Le présent rapport propose dans un premier temps de passer en revue les réformes adoptées chez trois de nos voisins européens : l'Allemagne, l'Espagne et plus récemment l'Italie (I).
Il aborde ensuite la thématique de la sécurité juridique et économique des entreprises (II).
Enfin, il propose d'évoquer les attentes des entreprises qui souhaitent pouvoir s'adapter et se développer plus facilement (III).
* 1 « Les réformes des marchés du travail en Europe », 5 novembre 2015.
* 2 Jean-Denis Combrexelle, « La négociation collective, le travail et l'emploi », septembre 2015.
* 3 Conclusions de la mission de Robert Badinter sur les principes essentiels du droit du travail, janvier 2016.
* 4 Selon l'INSEE, les très petites entreprises (TPE) emploient moins de 10 salariés , n'appartiennent pas à un groupe (sauf s'il s'agit d'un groupe de type micro entreprise au sens de la loi de modernisation de l'économie de 2008), et ont un chiffre d'affaires ou un total de bilan inférieur à 2 millions d'euros.
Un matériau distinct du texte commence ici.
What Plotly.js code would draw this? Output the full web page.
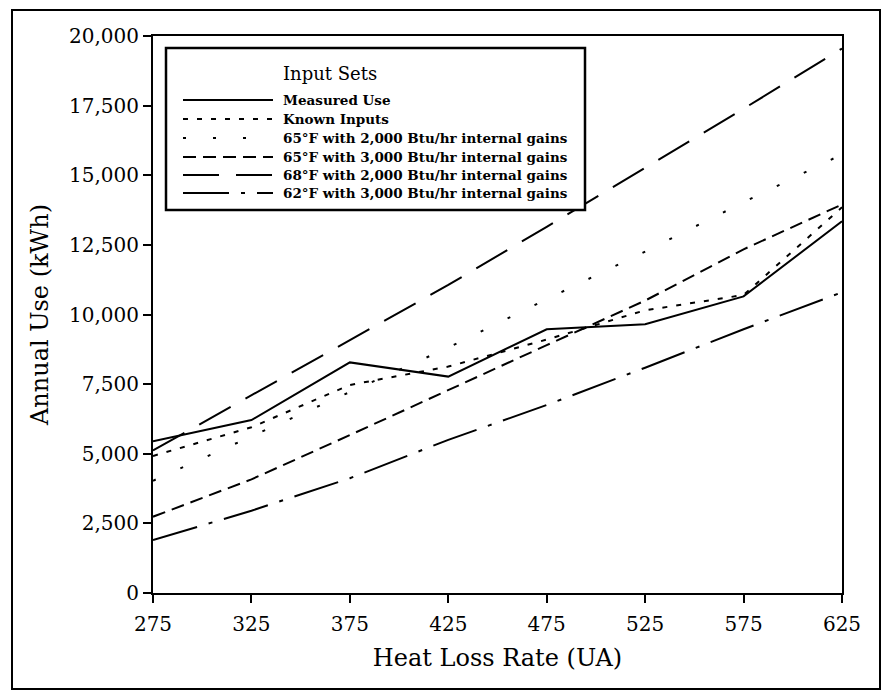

* 5 Selon l'INSEE, la catégorie des petites et moyennes entreprises (PME) est constituée des entreprises qui occupent moins de 250 personnes , et qui ont un chiffre d'affaires annuel inférieur à 50 millions d'euros ou un total de bilan n'excédant pas 43 millions d'euros
* 6 Selon l'INSEE, une entreprise de taille intermédiaire (ETI) est une entreprise qui a entre 250 et 4 999 salariés , et soit un chiffre d'affaires n'excédant pas 1,5 milliard d'euros, soit un total de bilan n'excédant pas 2 milliards d'euros. Une entreprise qui a moins de 250 salariés, mais plus de 50 millions d'euros de chiffre d'affaires et plus de 43 millions d'euros de total de bilan est aussi considérée comme une ETI.